You can use this lookbehind assertion:

/(?<=\s|^)@\S+/

(?<=\s|^) makes sure there is whitespace or line start before @.

Code:

php> $s = "@fred-ii 's posts on@stackoverflow";

php> echo preg_replace('/(?<=\s|^)@\S+/', "<a href='http://example.com/$0'>$0</a>", $s);
<a href='http://example.com/fred-ii'>@fred-ii</a> 's posts on@stackoverflow

5 Comments

Anubhava your answer is korrect, it gives the korrect output. but what if I don't use lookbehind forexample the pattern /(\s+|^)@([^\s]+)/ also works, is it correct to use it or always with lookbehind. please guide me.
Yes you can also use: /(?:\s|^)@([^\s]+)/ with captured group.
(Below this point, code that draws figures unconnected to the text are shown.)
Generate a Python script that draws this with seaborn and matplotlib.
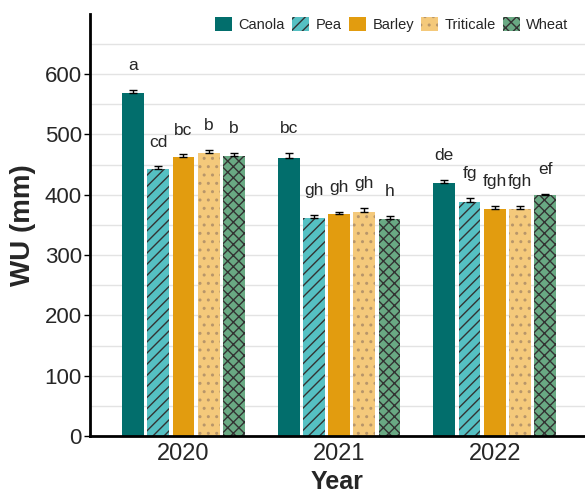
import numpy as np
import pandas as pd
import matplotlib
matplotlib.use("Agg")
import matplotlib.pyplot as plt
import seaborn as sns
from matplotlib.patches import Patch

# data
years = ["2020", "2021", "2022"]
crops = ["Canola", "Pea", "Barley", "Triticale", "Wheat"]
wu_2020 = [568, 442, 462, 470, 465]
wu_2021 = [461, 362, 368, 372, 360]
wu_2022 = [420, 388, 377, 377, 399]
se_2020 = [6, 5, 5, 5, 4]
se_2021 = [8, 5, 4, 6, 5]
se_2022 = [5, 7, 4, 4, 2]
letters_2020 = ["a", "cd", "bc", "b", "b"]
letters_2021 = ["bc", "gh", "gh", "gh", "h"]
letters_2022 = ["de", "fg", "fgh", "fgh", "ef"]

colors = ["#026e6c", "#55c0c3", "#e29c0f", "#f4c97b", "#69a983"]
hatches = ["", "///", "", "..", "xxx"]
hatch_cols = ["#026e6c", "#333333", "#e29c0f", "#b8966a", "#333333"]

rows = []
for yr, vals, ses, labs in zip(years, [wu_2020, wu_2021, wu_2022],
                               [se_2020, se_2021, se_2022],
                               [letters_2020, letters_2021, letters_2022]):
    for c, v, s, l in zip(crops, vals, ses, labs):
        rows.append([yr, c, v, s, l])
df = pd.DataFrame(rows, columns=["Year", "Crop", "WU", "SE", "Letter"])

sns.set_style("white")
plt.rcParams['font.family'] = ['Liberation Sans', 'DejaVu Sans']
plt.rcParams['hatch.linewidth'] = 1.0

fig = plt.figure(figsize=(5.85, 4.96), dpi=100)
ax = fig.add_axes([0.154, 0.121, 0.846, 0.851])

sns.barplot(data=df, x="Year", y="WU", hue="Crop", order=years, hue_order=crops,
            palette=colors, saturation=1, width=0.81, gap=0.14, errorbar=None,
            ax=ax, linewidth=0, legend=False)

# style bars and add error bars / letters
for i, crop in enumerate(crops):
    cont = ax.containers[i]
    sub = df[df["Crop"] == crop].set_index("Year").loc[years]
    xs = []
    for p in cont.patches:
        p.set_hatch(hatches[i])
        p.set_edgecolor(hatch_cols[i])
        p.set_linewidth(0)
        xs.append(p.get_x() + p.get_width() / 2)
    xs = np.array(xs)
    ax.errorbar(xs, sub["WU"], yerr=[np.zeros(len(xs)), sub["SE"]], fmt="none",
                ecolor="black", elinewidth=1, capsize=3, capthick=1, zorder=5)
    for x, v, s, l in zip(xs, sub["WU"], sub["SE"], sub["Letter"]):
        ax.text(x, v + s + 28, l, ha="center", va="bottom", fontsize=12.5)

ax.set_ylim(0, 700)
ax.set_xlim(-0.6, 2.58)
ax.set_yticks(range(0, 700, 100))
ax.set_yticks(range(50, 700, 100), minor=True)
ax.grid(axis="y", which="both", color="#e3e3e3", linewidth=1)
ax.set_axisbelow(True)
for s in ["top", "right"]:
    ax.spines[s].set_visible(False)
for s in ["left", "bottom"]:
    ax.spines[s].set_color("black")
    ax.spines[s].set_linewidth(2)
ax.tick_params(axis="y", which="major", length=4, width=1, color="black",
               labelsize=16, left=True, pad=2)
ax.tick_params(axis="y", which="minor", length=0)
ax.tick_params(axis="x", length=0, labelsize=17, pad=5)
ax.set_xlabel("Year", fontsize=18, fontweight="bold", labelpad=4)
ax.set_ylabel("WU (mm)", fontsize=20, fontweight="bold", labelpad=6)

handles = [Patch(facecolor=colors[i], hatch=hatches[i], edgecolor=hatch_cols[i],
                 linewidth=0, label=crops[i]) for i in range(5)]
ax.legend(handles=handles, loc="center", bbox_to_anchor=(0.61, 0.975), ncol=5,
          frameon=False, fontsize=10.5, handlelength=1.15, handleheight=1.15,
          handletextpad=0.45, columnspacing=0.5, borderpad=0.2)

fig.savefig("out.png", dpi=100)
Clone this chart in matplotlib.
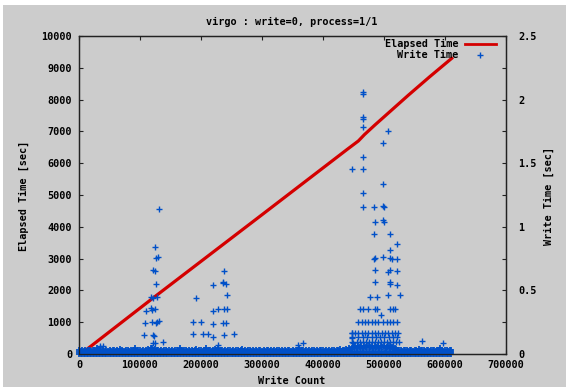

Lookbehind gives you an option of not using any captured group at all using: preg_replace('/(?<=\s|^)@\S+/', "<a href='http://example.com/$0'>$0</a>", $s);
Thank you so much for the explaination Anubhava , I learned alot about LookBehind from your answer and comment. I really appriciate it.
Anubhava Do you know how to match a string in Shell based wildcard expresion? sorry for adding an unrelated comment, I'ma remove it soon.